Short task: Copy exactly the lines from the start of the material through the line with "-5, -6, -7, -8, -9]". Pictures stay out of the copy.

+++ Data listing +++

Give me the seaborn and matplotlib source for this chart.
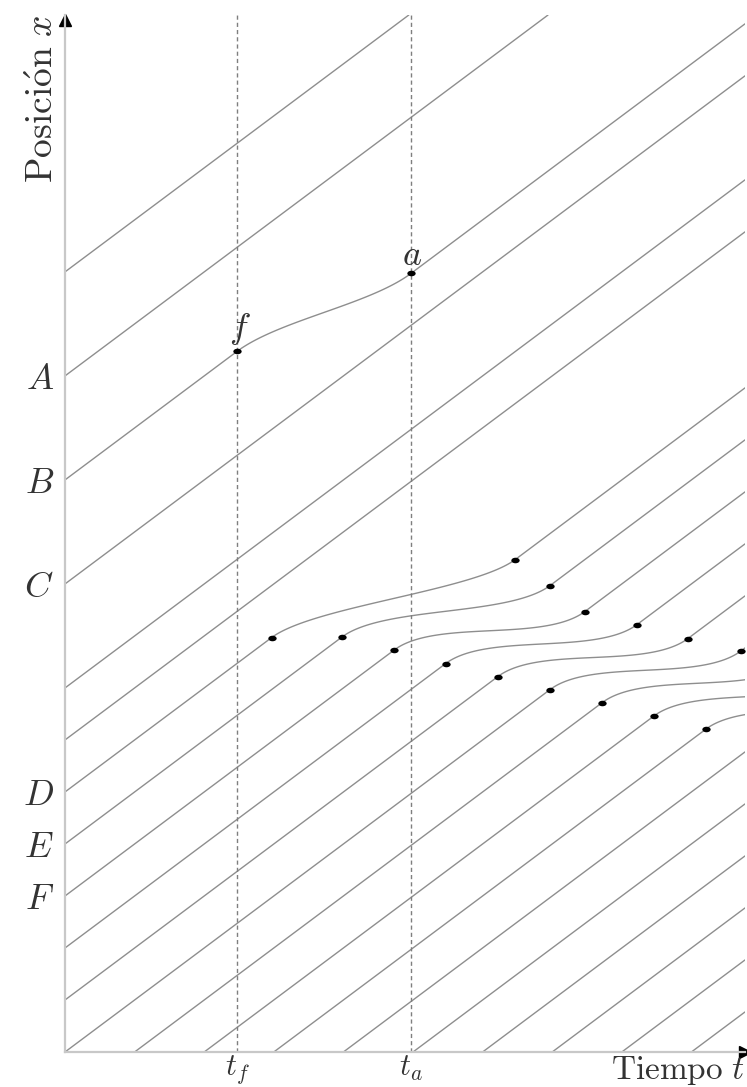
"""Space-time diagram: vehicle trajectories x = t + c with a slowed platoon."""
import matplotlib
import numpy as np
import pandas as pd

matplotlib.use("Agg")
import matplotlib.pyplot as plt  # noqa: E402
import seaborn as sns  # noqa: E402
from matplotlib.path import Path  # noqa: E402
from matplotlib.transforms import Affine2D  # noqa: E402

# visible extent of the axes (time, position)
T_MAX = 9.77
X_MAX = 19.94

# trajectories x = t + c that cross the plot without disturbance
FREE_OFFSETS = [15, 13, 9, 7, 6, -4, -5, -6, -7, -8, -9]

# platoon: offset of each vehicle, time it leaves its line, time it rejoins
PLATOON_OFFSETS = [5, 4, 3, 2, 1, 0, -1, -2, -3]
PLATOON_EXIT_T = [2.97, 3.98, 4.73, 5.47, 6.22, 6.97, 7.72, 8.46, 9.21]
PLATOON_JOIN_T = [6.47, 6.97, 7.47, 8.22, 8.95, 9.71, 10.46, 11.21, 11.96]
PLATOON_SHIFT = 2  # every vehicle rejoins two lines further back

# single vehicle f -> a
T_F = 2.47
T_A = 4.97
F_OFFSET = 11
A_OFFSET = 10

Y_TICKS = [13, 11, 9, 5, 4, 3]
Y_LABELS = ["$A$", "$B$", "$C$", "$D$", "$E$", "$F$"]
X_TICKS = [T_F, T_A]
X_LABELS = ["$t_f$", "$t_a$"]

LINE_GREY = "#8e8e8e"
TEXT_GREY = "#333333"
LEAD = 0.6  # bezier handle length for the smooth transitions


def straight(c, t0=None, t1=None):
    """Points of the line x = t + c clipped to the visible box."""
    t0 = max(0.0, -c) if t0 is None else t0
    t1 = min(T_MAX, X_MAX - c) if t1 is None else t1
    t = np.array([t0, t1])
    return t, t + c


def bezier(p, q, n=80):
    """Cubic bezier leaving p and entering q with the free-flow slope."""
    p, q = np.asarray(p, float), np.asarray(q, float)
    c1, c2 = p + LEAD, q - LEAD
    s = np.linspace(0.0, 1.0, n)[:, None]
    pts = (1 - s) ** 3 * p + 3 * (1 - s) ** 2 * s * c1 \
        + 3 * (1 - s) * s ** 2 * c2 + s ** 3 * q
    return pts[:, 0], pts[:, 1]


def trajectory(c_in, t_exit, c_out, t_join):
    """Line c_in up to t_exit, smooth shift, then line c_out from t_join."""
    t_a, x_a = straight(c_in, t1=t_exit)
    t_b, x_b = bezier((t_exit, t_exit + c_in), (t_join, t_join + c_out))
    parts_t, parts_x = [t_a, t_b], [x_a, x_b]
    if t_join < T_MAX:
        t_c, x_c = straight(c_out, t0=t_join)
        parts_t.append(t_c)
        parts_x.append(x_c)
    return np.concatenate(parts_t), np.concatenate(parts_x)


frames = []
for c in FREE_OFFSETS:
    t, x = straight(c)
    frames.append(pd.DataFrame({"veh": f"free{c}", "t": t, "x": x}))

for c, te, tj in zip(PLATOON_OFFSETS, PLATOON_EXIT_T, PLATOON_JOIN_T):
    t, x = trajectory(c, te, c - PLATOON_SHIFT, tj)
    frames.append(pd.DataFrame({"veh": f"plat{c}", "t": t, "x": x}))

t, x = trajectory(F_OFFSET, T_F, A_OFFSET, T_A)
frames.append(pd.DataFrame({"veh": "fa", "t": t, "x": x}))
traj = pd.concat(frames, ignore_index=True)

# event dots
dot_t = list(PLATOON_EXIT_T) + [tj for tj in PLATOON_JOIN_T if tj < T_MAX]
dot_x = [te + c for te, c in zip(PLATOON_EXIT_T, PLATOON_OFFSETS)]
dot_x += [tj + c - PLATOON_SHIFT
          for tj, c in zip(PLATOON_JOIN_T, PLATOON_OFFSETS) if tj < T_MAX]
dot_t += [T_F, T_A]
dot_x += [T_F + F_OFFSET, T_A + A_OFFSET]
dots = pd.DataFrame({"t": dot_t, "x": dot_x})

sns.set_theme(style="white")
plt.rcParams["mathtext.fontset"] = "cm"

fig = plt.figure(figsize=(7.47, 10.87), dpi=100)
ax = fig.add_axes([65 / 747, 35 / 1087, 680 / 747, 1037 / 1087])

sns.lineplot(data=traj, x="t", y="x", units="veh", estimator=None,
             sort=False, color=LINE_GREY, linewidth=1.0, ax=ax, legend=False)

ax.vlines(X_TICKS, 0, X_MAX, colors="#7f7f7f", linewidth=1.0,
          linestyles=(0, (3.0, 2.2)))

ellipse = Path.unit_circle().transformed(Affine2D().scale(1.5, 1.0))
sns.scatterplot(data=dots, x="t", y="x", marker=ellipse, s=36,
                color="black", linewidth=0, ax=ax, zorder=5)

ax.annotate("$f$", (T_F, T_F + F_OFFSET), xytext=(2, 3),
            textcoords="offset points", ha="center", va="bottom",
            fontsize=26, color=TEXT_GREY)
ax.annotate("$a$", (T_A, T_A + A_OFFSET), xytext=(1, 1),
            textcoords="offset points", ha="center", va="bottom",
            fontsize=26, color=TEXT_GREY)

ax.set_xlim(0, T_MAX)
ax.set_ylim(0, X_MAX)
ax.set_xlabel("")
ax.set_ylabel("")
ax.set_yticks(Y_TICKS, Y_LABELS)
ax.set_xticks(X_TICKS, X_LABELS)
ax.tick_params(axis="y", length=0, pad=8, labelsize=26, labelcolor=TEXT_GREY)
ax.tick_params(axis="x", length=0, pad=1, labelsize=22, labelcolor=TEXT_GREY)

sns.despine(ax=ax)
for side in ("left", "bottom"):
    ax.spines[side].set_color("#c8c8c8")
    ax.spines[side].set_linewidth(1.6)

# arrow heads on the axes
ax.plot([0], [X_MAX - 0.1], marker="^", ms=8, color="black", clip_on=False)
ax.plot([T_MAX], [0], marker=">", ms=8, color="black", clip_on=False)

fig.text(745 / 747, 1 - 1079 / 1087, r"$\mathrm{Tiempo}\ t$", ha="right",
         va="baseline", fontsize=24, color=TEXT_GREY)
fig.text(61 / 747, 1 - 14 / 1087, r"$\mathrm{Posici\acute{o}n}\ x$",
         rotation=90, ha="right", va="top", fontsize=27, color=TEXT_GREY)

fig.savefig("out.png", dpi=100)
plt.close(fig)
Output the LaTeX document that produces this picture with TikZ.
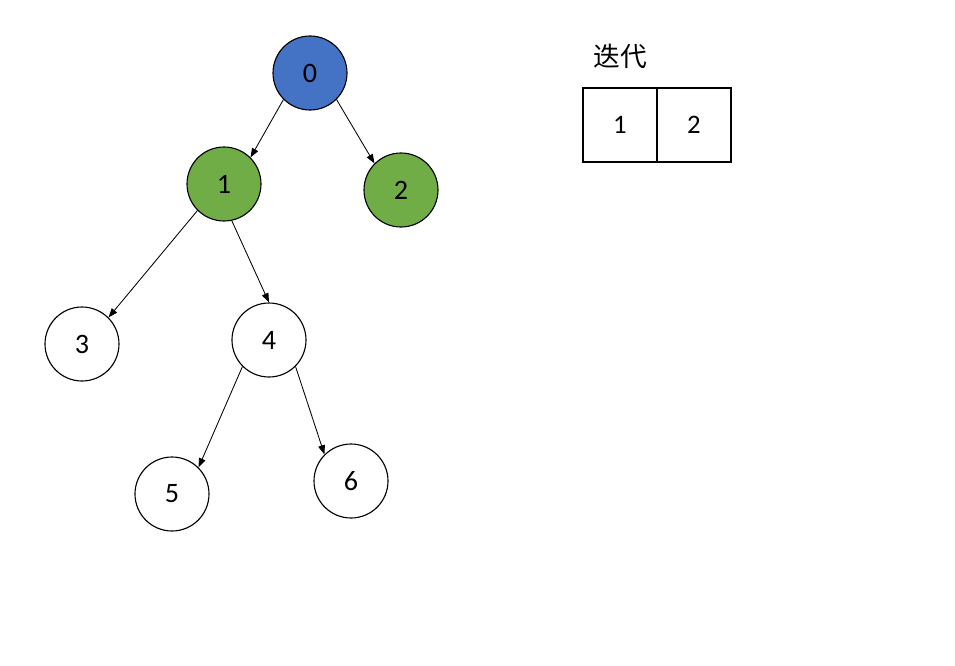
\documentclass[tikz,border=0pt]{standalone}
\usepackage{fontspec}
\setmainfont{Carlito}
\newfontfamily\cjk{Noto Sans CJK SC}
\usepackage{tikz}
\usetikzlibrary{arrows.meta, positioning}
\definecolor{rootblue}{HTML}{4472C4}
\definecolor{visitgreen}{HTML}{70AD47}
\tikzset{%
	tnode/.style={draw, circle, minimum size=18.5mm, inner sep=0mm, line width=0.8pt,%
		font=\fontsize{20}{20}\selectfont, on grid},
	root/.style={fill=rootblue},
	visited/.style={fill=visitgreen},
	cell/.style={draw, rectangle, minimum size=18.5mm, inner sep=0mm, line width=0.8pt,%
		font=\fontsize{19}{19}\selectfont, on grid},
	child/.style={-{Triangle[length=2.3mm, width=1.7mm]}, line width=0.6pt}
}
\begin{document}
\begin{tikzpicture}
	\useasboundingbox (-7.75,-14.8) rectangle (16.125,1.825);
	\node[tnode, root] (n0) {0};
	\node[tnode, visited, below left=2.775cm and 2.15cm of n0] (n1) {1};
	\node[tnode, visited, below right=2.925cm and 2.275cm of n0] (n2) {2};
	\node[tnode, below left=4cm and 3.55cm of n1] (n3) {3};
	\node[tnode, below right=3.9cm and 1.125cm of n1] (n4) {4};
	\node[tnode, below left=3.85cm and 2.425cm of n4] (n5) {5};
	\node[tnode, below right=3.525cm and 2.05cm of n4] (n6) {6};

	\node[cell, below right=1.3cm and 7.75cm of n0] (q1) {1};
	\node[cell, right=1.85cm of q1] (q2) {2};
	\node[on grid, above=1.725cm of q1, font=\cjk\fontsize{19}{19}\selectfont] (iter) {迭代};

	\draw[child] (n0.south west) to (n1.north east);
	\draw[child] (n0.south east) to (n2.north west);
	\draw[child] (n1.south west) to (n3.north east);
	\draw[child] (n1.-78) to (n4.north);
	\draw[child] (n4.south west) to (n5.north east);
	\draw[child] (n4.south east) to (n6.north west);
\end{tikzpicture}
\end{document}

+++

Solution for this exercise:
Give me the seaborn and matplotlib source for this chart.
"""Space-time diagram: vehicle trajectories x = t + c with a slowed platoon."""
import matplotlib
import numpy as np
import pandas as pd

matplotlib.use("Agg")
import matplotlib.pyplot as plt  # noqa: E402
import seaborn as sns  # noqa: E402
from matplotlib.path import Path  # noqa: E402
from matplotlib.transforms import Affine2D  # noqa: E402

# visible extent of the axes (time, position)
T_MAX = 9.77
X_MAX = 19.94

# trajectories x = t + c that cross the plot without disturbance
FREE_OFFSETS = [15, 13, 9, 7, 6, -4, -5, -6, -7, -8, -9]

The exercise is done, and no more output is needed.